Charts and diagrams as code:
○ ○ ○ ○
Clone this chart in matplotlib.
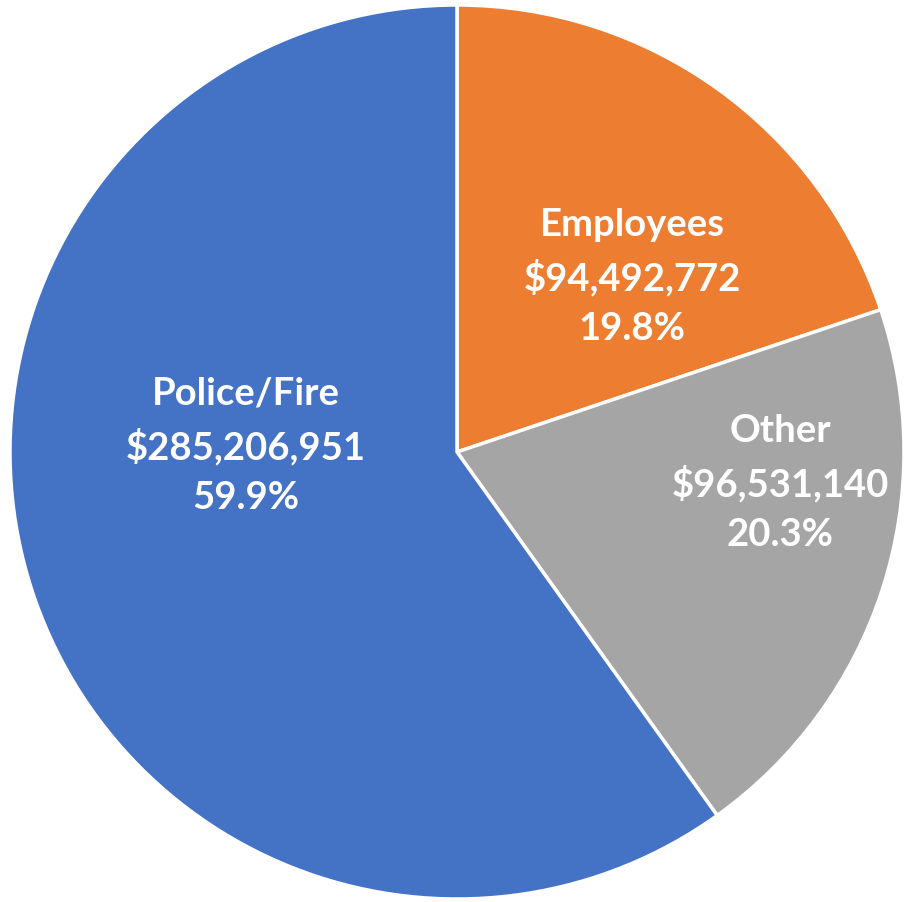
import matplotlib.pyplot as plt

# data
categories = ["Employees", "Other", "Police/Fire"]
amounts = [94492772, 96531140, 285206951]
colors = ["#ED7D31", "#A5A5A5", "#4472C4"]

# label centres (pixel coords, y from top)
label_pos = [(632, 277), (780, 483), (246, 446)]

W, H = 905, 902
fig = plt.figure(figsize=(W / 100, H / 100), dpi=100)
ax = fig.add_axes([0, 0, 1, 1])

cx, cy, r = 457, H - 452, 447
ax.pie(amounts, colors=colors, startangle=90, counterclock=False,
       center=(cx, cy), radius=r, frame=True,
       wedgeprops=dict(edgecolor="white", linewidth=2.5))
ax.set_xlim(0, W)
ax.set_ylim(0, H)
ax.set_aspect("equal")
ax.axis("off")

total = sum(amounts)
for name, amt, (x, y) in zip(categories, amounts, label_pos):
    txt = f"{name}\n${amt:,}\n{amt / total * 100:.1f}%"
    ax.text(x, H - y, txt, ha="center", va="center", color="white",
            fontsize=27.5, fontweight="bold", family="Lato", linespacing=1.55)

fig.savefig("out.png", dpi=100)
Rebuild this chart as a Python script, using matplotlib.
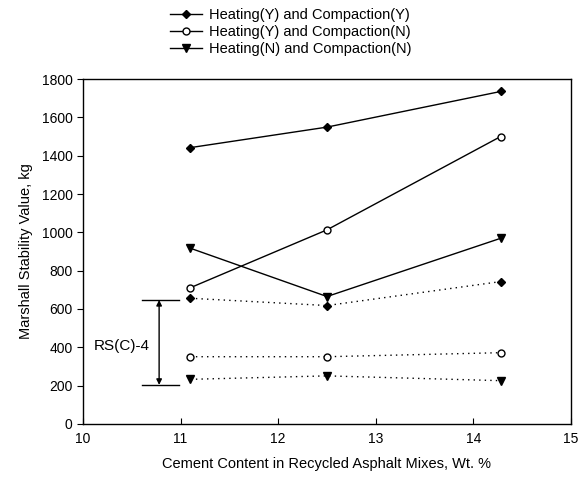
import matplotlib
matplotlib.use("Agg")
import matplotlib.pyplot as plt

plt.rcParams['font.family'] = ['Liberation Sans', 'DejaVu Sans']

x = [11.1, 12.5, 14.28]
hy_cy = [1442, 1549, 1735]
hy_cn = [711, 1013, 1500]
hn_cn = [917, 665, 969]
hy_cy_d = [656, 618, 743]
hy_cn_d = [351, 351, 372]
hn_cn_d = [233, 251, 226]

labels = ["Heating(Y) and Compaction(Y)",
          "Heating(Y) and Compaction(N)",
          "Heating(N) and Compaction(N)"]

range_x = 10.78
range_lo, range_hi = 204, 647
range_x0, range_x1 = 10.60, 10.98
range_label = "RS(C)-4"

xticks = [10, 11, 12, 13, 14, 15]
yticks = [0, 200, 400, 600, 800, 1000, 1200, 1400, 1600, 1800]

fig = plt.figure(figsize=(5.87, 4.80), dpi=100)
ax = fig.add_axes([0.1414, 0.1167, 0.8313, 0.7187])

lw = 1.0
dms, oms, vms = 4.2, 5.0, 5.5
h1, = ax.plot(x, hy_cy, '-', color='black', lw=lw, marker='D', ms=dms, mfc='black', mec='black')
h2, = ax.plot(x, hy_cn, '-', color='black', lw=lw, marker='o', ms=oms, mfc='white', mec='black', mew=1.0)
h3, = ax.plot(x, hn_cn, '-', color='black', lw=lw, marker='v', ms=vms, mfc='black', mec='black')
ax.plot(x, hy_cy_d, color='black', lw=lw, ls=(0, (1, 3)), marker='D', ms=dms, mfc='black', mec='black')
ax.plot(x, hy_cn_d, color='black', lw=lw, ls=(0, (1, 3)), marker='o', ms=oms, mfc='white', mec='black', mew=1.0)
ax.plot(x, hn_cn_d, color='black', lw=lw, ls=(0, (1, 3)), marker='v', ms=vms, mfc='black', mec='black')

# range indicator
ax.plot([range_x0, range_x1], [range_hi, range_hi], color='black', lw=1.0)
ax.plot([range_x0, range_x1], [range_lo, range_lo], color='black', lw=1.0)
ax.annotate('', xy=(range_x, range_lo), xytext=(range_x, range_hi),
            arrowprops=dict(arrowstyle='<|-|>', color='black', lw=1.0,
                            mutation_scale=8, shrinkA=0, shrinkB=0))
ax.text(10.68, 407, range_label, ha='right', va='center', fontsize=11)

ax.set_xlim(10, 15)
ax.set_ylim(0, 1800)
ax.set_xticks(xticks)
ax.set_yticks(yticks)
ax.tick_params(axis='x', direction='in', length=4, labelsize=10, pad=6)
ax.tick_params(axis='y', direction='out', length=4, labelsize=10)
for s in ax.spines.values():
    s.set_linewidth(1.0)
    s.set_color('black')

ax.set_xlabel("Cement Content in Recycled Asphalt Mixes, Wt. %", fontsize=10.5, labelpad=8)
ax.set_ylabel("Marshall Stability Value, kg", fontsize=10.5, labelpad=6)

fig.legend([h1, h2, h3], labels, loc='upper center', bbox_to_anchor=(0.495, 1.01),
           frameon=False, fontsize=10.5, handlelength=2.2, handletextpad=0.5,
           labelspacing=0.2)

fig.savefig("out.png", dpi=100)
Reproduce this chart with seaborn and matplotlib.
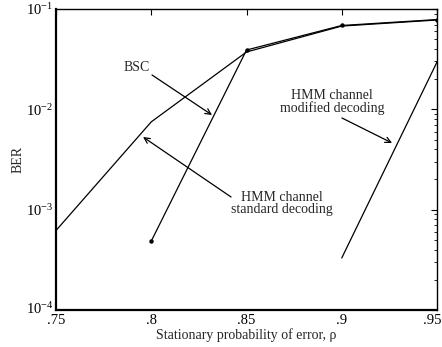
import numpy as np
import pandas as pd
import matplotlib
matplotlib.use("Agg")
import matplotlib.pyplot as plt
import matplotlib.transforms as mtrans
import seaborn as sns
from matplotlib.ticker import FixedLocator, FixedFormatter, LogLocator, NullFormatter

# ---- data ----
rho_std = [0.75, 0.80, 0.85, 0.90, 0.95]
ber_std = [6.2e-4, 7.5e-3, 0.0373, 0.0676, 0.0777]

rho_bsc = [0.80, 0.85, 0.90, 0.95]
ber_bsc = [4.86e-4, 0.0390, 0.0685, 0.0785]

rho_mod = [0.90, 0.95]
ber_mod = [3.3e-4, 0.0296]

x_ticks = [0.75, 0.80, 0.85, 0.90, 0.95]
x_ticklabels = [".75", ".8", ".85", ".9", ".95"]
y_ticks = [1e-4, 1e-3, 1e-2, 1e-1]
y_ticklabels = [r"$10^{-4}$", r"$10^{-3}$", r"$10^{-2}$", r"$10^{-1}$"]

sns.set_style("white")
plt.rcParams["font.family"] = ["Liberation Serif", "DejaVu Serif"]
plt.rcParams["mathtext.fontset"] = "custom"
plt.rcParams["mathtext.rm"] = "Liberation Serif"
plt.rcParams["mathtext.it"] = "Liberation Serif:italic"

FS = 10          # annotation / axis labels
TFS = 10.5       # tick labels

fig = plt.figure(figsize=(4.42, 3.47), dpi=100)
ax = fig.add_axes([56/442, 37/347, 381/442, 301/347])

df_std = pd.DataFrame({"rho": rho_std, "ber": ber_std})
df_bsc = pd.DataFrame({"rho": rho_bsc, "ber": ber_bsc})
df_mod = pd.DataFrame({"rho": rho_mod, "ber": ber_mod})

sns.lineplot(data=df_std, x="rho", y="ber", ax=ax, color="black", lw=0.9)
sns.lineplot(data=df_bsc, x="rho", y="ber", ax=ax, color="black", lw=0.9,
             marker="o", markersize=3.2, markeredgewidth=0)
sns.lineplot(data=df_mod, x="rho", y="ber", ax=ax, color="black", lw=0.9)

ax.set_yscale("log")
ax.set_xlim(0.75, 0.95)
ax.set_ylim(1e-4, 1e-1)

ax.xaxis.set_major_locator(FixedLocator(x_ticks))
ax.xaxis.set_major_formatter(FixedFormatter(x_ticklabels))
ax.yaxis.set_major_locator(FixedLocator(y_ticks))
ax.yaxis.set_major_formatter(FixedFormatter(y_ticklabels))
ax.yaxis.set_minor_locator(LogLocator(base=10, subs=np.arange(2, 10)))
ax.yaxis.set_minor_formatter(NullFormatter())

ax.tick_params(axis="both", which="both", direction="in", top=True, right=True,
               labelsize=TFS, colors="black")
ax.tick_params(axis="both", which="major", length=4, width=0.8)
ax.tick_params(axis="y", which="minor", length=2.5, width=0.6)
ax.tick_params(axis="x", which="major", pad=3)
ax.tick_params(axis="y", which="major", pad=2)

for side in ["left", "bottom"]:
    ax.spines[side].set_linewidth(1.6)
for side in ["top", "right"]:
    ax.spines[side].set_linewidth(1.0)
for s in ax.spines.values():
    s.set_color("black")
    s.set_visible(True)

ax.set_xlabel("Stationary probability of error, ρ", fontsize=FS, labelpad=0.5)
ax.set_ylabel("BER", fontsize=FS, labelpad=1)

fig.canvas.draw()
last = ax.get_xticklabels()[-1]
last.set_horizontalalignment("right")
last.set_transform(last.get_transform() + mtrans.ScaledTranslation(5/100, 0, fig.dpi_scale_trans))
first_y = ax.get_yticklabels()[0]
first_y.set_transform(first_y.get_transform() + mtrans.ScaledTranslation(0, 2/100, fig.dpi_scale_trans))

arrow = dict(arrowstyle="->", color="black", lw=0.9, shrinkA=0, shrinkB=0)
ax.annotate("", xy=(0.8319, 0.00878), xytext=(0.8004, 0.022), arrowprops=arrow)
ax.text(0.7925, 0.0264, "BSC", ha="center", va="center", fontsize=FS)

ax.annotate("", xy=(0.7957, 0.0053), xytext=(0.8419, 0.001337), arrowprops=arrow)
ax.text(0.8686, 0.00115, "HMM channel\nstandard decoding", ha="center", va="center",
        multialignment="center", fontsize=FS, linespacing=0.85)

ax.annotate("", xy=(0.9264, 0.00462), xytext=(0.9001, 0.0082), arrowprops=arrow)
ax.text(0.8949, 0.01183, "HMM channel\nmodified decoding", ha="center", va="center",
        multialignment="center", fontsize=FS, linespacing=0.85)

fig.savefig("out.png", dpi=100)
○ ○ ○ ○
**WHAT IS BEING ASKED:**
Reproduce only the lines running from the one that has "Rebuild this chart" through the one that has "3)), marker='v', ms=vms, mfc='black', mec='black')", ends included. Any pictures in that stretch should not be copied.

**OUTPUT OF THE EXERCISE:**
Rebuild this chart as a Python script, using matplotlib.
import matplotlib
matplotlib.use("Agg")
import matplotlib.pyplot as plt

plt.rcParams['font.family'] = ['Liberation Sans', 'DejaVu Sans']

x = [11.1, 12.5, 14.28]
hy_cy = [1442, 1549, 1735]
hy_cn = [711, 1013, 1500]
hn_cn = [917, 665, 969]
hy_cy_d = [656, 618, 743]
hy_cn_d = [351, 351, 372]
hn_cn_d = [233, 251, 226]

labels = ["Heating(Y) and Compaction(Y)",
          "Heating(Y) and Compaction(N)",
          "Heating(N) and Compaction(N)"]

range_x = 10.78
range_lo, range_hi = 204, 647
range_x0, range_x1 = 10.60, 10.98
range_label = "RS(C)-4"

xticks = [10, 11, 12, 13, 14, 15]
yticks = [0, 200, 400, 600, 800, 1000, 1200, 1400, 1600, 1800]

fig = plt.figure(figsize=(5.87, 4.80), dpi=100)
ax = fig.add_axes([0.1414, 0.1167, 0.8313, 0.7187])

lw = 1.0
dms, oms, vms = 4.2, 5.0, 5.5
h1, = ax.plot(x, hy_cy, '-', color='black', lw=lw, marker='D', ms=dms, mfc='black', mec='black')
h2, = ax.plot(x, hy_cn, '-', color='black', lw=lw, marker='o', ms=oms, mfc='white', mec='black', mew=1.0)
h3, = ax.plot(x, hn_cn, '-', color='black', lw=lw, marker='v', ms=vms, mfc='black', mec='black')
ax.plot(x, hy_cy_d, color='black', lw=lw, ls=(0, (1, 3)), marker='D', ms=dms, mfc='black', mec='black')
ax.plot(x, hy_cn_d, color='black', lw=lw, ls=(0, (1, 3)), marker='o', ms=oms, mfc='white', mec='black', mew=1.0)
ax.plot(x, hn_cn_d, color='black', lw=lw, ls=(0, (1, 3)), marker='v', ms=vms, mfc='black', mec='black')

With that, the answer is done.